Hi. Actually you didn't cover (or I failed to notice?) the USER's own tweets page. If all the tweets a user creates are only stored in their followers's own lists, what happens when the user accesses their own tweets history page? Going by the solution you've presented here, the system would have to retrieve for instance BOB's list, filtered by Alice's ID ? Is that what happens for Twitter? Thanks.
Hey Andrei. First of: I don‘t know what Twitter actually does and it shouldn‘t matter. It‘s just presenting a naive design that could work. For your own tweets page you could go multiple ways. Also precompute it (trigger by tweet creation) or just do a lookup in the tweets table (slower but maybe Ok because lower priority and lower traffic). What do you think?

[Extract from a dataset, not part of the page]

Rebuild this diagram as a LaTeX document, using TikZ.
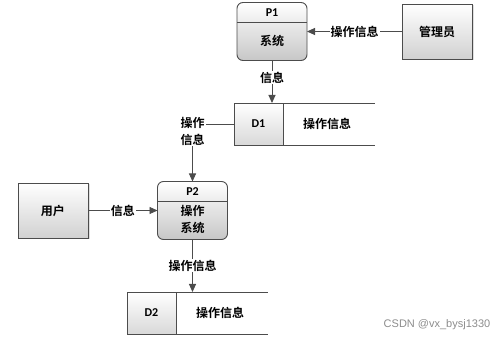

Maybe the Hash Lookup can be replaced with precomputed Hash value in the database/table of users? in case it can be replaced in the future, or more Redis instances are added. You don't want to move the data of the existing users
question: if we are not persisting the tweets on the DB, how can a user access old tweets/timelines? is case of any cache cleaning activity , where will the data be retrieved from ? @success in tech
Tweets _are_ being persisted on the DB, the goal of the architecture presented in this video is simply to avoid having to call expensive queries on the DB to populate the users' timelines every time they visit Twitter. This is a form a precomputation called _materialization_ is the database world, especially with NoSQL (but not only), you prepare recurring results to limit latency and resource expenditure at load time. Users can still access their old Tweets and timeline, but this will be relatively slower than accessing the current timeline, which is fine since it's not as usual. If Redis instances gets flushed for some reasons, they can still rebuild timelines from the DB, it'll just cost a lot of resources upfront.
Thankyou for sharing this descriptive video. This is definitely the cleaner strike as you were aware of some of solutions and tech stack that Twitter has already incorporated. I would however more interested to know how the tweets with the visual content would be handled. May be some exploration toward CDN and CMS related solutions? I can understand covering all aspects in one video is not possible for anyone and would look forward for more contents posted by you. Great Going!!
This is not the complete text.